Joseph Farah, the editor of WorldNetDaily, laments about the gains of the gay-rights movement. According to Farah, the Lawrence v. Texas decision which said that state anti-sodomy laws were unconstitutional was a tragedy for the country because it effectively stopped states from criminalizing sin. He claims that “from murder, to theft, to adultery, to child molestation,” people have “the right and the duty” to make laws banning “sinful behavior,” including sodomy. He insists that gay people and their allies are simply inventing new rights and that the LGBT community is only using the marriage debate “to demonstrate they are ‘oppressed’” because they have “no real interest in marriage”:
Take a 5,000-year-old institution ordained by God that has worked all over the world and trash it because some a group of sinful, prideful people with no real interest in marriage wants to use it to demonstrate they are "oppressed."
Keep in mind, it was the federal government that made all this inevitable with the Supreme Court case Lawrence v. Texas, in which it presumed to tell the people of that great republic they had no business enforcing laws against sodomy. Justice Antonin Scalia predicted in short order the ruling would open the door to something unimaginable a decade ago – same-sex marriage. He was right.
That's how sodomy moved from being a sin 10 years ago to being a "right."

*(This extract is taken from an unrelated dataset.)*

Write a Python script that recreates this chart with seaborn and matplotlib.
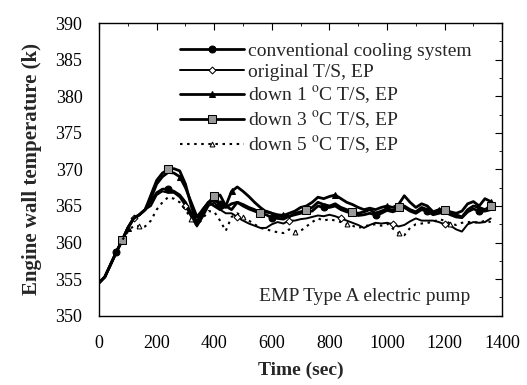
import numpy as np
import pandas as pd
import matplotlib
matplotlib.use("Agg")
import matplotlib.pyplot as plt
import seaborn as sns
from matplotlib.ticker import MultipleLocator

sns.set_theme(style="white")
plt.rcParams['font.family'] = ['Liberation Serif', 'DejaVu Serif']
plt.rcParams['mathtext.fontset'] = 'stix'

time_s = list(range(0, 1361, 20))

early = [354.5, 355.3, 357.0, 358.7, 360.3, 362.0, 363.3, 363.8, 364.5]

conventional = early + [
    365.5, 366.8, 367.3, 367.3, 367.0, 366.5, 365.5, 364.0, 362.8, 364.5,
    365.5, 365.8, 365.3, 364.8, 365.3, 365.5, 365.0, 364.6, 364.3, 364.0,
    363.8, 363.4, 363.3, 363.2, 363.6, 363.8, 364.0, 364.2, 364.3, 365.0,
    364.8, 364.8, 365.0, 364.5, 364.2, 364.0, 363.7, 363.8, 364.0, 363.8,
    364.0, 364.4, 364.2, 364.5, 364.8, 364.3, 364.0, 364.5, 364.3, 363.8,
    364.0, 364.2, 363.8, 363.5, 363.4, 364.2, 364.6, 364.3, 364.3, 364.5]

original_ts = early + [
    365.0, 366.5, 367.0, 366.8, 366.8, 366.2, 365.0, 363.5, 362.2, 363.5,
    365.0, 365.5, 364.5, 364.0, 364.0, 363.5, 363.0, 362.6, 362.3, 362.0,
    362.0, 362.5, 362.8, 362.6, 363.0, 363.0, 363.2, 363.3, 363.5, 363.7,
    363.6, 363.8, 363.6, 363.3, 363.0, 362.7, 362.4, 362.0, 362.4, 362.7,
    362.6, 362.7, 362.5, 362.2, 362.4, 362.9, 363.3, 363.0, 363.0, 363.0,
    362.8, 362.5, 362.3, 361.8, 361.5, 362.5, 362.8, 362.7, 362.8, 363.3]

down1 = early + [
    366.0, 368.0, 369.0, 369.6, 369.5, 369.0, 367.5, 365.5, 363.5, 364.5,
    365.5, 365.0, 364.5, 365.0, 367.0, 367.6, 367.0, 366.3, 365.5, 364.8,
    364.2, 364.0, 363.8, 363.7, 364.0, 364.3, 364.8, 365.0, 365.5, 366.2,
    366.0, 366.3, 366.5, 366.0, 365.5, 365.2, 364.8, 364.5, 364.7, 364.5,
    364.8, 365.0, 364.8, 365.2, 366.4, 365.5, 364.8, 365.3, 365.0, 364.2,
    364.5, 364.5, 364.2, 364.0, 364.3, 365.3, 365.6, 365.0, 366.0, 365.6]

down3 = early + [
    366.5, 368.5, 369.5, 370.0, 370.1, 369.8, 368.0, 365.0, 362.5, 364.0,
    365.5, 366.3, 366.5, 365.0, 364.5, 365.5, 365.2, 364.8, 364.5, 364.0,
    364.3, 364.0, 363.5, 363.8, 363.5, 364.0, 364.2, 364.5, 364.8, 365.5,
    365.2, 365.0, 365.3, 364.8, 364.5, 364.2, 364.0, 364.2, 364.5, 364.0,
    364.3, 364.6, 364.4, 364.8, 365.0, 364.5, 364.2, 364.8, 364.5, 364.0,
    364.3, 364.5, 364.0, 363.8, 363.5, 364.5, 365.0, 364.8, 364.5, 365.0]

down5 = [354.5, 355.3, 357.0, 358.7, 360.3, 361.5, 362.3, 362.2, 362.2] + [
    363.0, 364.5, 365.5, 366.2, 366.0, 365.5, 364.5, 363.2, 362.3, 363.3,
    364.3, 364.2, 363.0, 361.6, 363.5, 364.0, 363.5, 363.0, 362.5, 362.0,
    361.8, 361.6, 361.4, 361.3, 361.8, 361.5, 361.6, 362.2, 362.8, 363.3,
    363.0, 363.2, 363.0, 362.8, 362.5, 362.3, 362.0, 362.2, 362.4, 362.5,
    362.3, 362.6, 361.9, 361.3, 361.0, 362.0, 362.5, 362.6, 362.7, 362.8,
    363.2, 363.0, 362.6, 362.4, 362.7, 362.8, 362.8, 362.7, 363.0, 362.8]

labels = ["conventional cooling system",
          "original T/S, EP",
          "down 1 $^{\\mathrm{o}}$C T/S, EP",
          "down 3 $^{\\mathrm{o}}$C T/S, EP",
          "down 5 $^{\\mathrm{o}}$C T/S, EP"]
series = [conventional, original_ts, down1, down3, down5]

styles = [
    dict(marker='o', mfc='black', mec='black', ms=5, ls='-', lw=2.0, markevery=(3, 9)),
    dict(marker='D', mfc='white', mec='black', ms=3.5, ls='-', lw=1.4, markevery=(6, 9)),
    dict(marker='^', mfc='black', mec='black', ms=4, ls='-', lw=2.0, markevery=(5, 9)),
    dict(marker='s', mfc='#999999', mec='black', ms=5.5, ls='-', lw=2.0, markevery=(4, 8)),
    dict(marker='^', mfc='white', mec='black', ms=3.5, ls=(0, (1.2, 2.2)), lw=1.5, markevery=(7, 9)),
]

fig = plt.figure(figsize=(5.27, 3.85), dpi=100)
ax = fig.add_axes([0.188, 0.18, 0.765, 0.76])

for lab, vals, st in zip(labels, series, styles):
    df = pd.DataFrame({"Time": time_s, "Temp": vals})
    sns.lineplot(data=df, x="Time", y="Temp", ax=ax, color='black',
                 label=lab, **st)

ax.set_xlim(0, 1400)
ax.set_ylim(350, 390)
ax.xaxis.set_major_locator(MultipleLocator(200))
ax.xaxis.set_minor_locator(MultipleLocator(100))
ax.yaxis.set_major_locator(MultipleLocator(5))
ax.yaxis.set_minor_locator(MultipleLocator(2.5))
ax.tick_params(which='both', direction='in', top=True, right=True,
               labelsize=13, colors='black')
ax.tick_params(which='major', length=5, width=0.8)
ax.tick_params(which='minor', length=2.5, width=0.6)
ax.tick_params(axis='x', pad=14)
ax.tick_params(axis='y', pad=12)
for sp in ax.spines.values():
    sp.set_color('black')
    sp.set_linewidth(1.0)

ax.set_xlabel("Time (sec)", fontsize=14, fontweight='bold', labelpad=7)
ax.set_ylabel("Engine wall temperature (k)", fontsize=15, fontweight='bold', labelpad=10)

ax.text(0.92, 0.035, "EMP Type A electric pump", transform=ax.transAxes,
        ha='right', va='bottom', fontsize=14)

leg = ax.legend(loc='upper left', bbox_to_anchor=(0.2, 0.935), frameon=False,
                fontsize=14, handlelength=3.3, handletextpad=0.2,
                labelspacing=0.18, borderpad=0, borderaxespad=0)

fig.savefig("out.png", dpi=100, facecolor='white')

It's not a right. It's a sin. And, in a civilized, self-governing society, when the majority of people ban sinful behavior – from murder, to theft, to adultery, to child molestation – they have the right and the duty to legislate against it. Courts have no business overruling the will of the people on such matters by dreaming up "rights" that are to be found nowhere in the Constitution, the Bible or the history of mankind.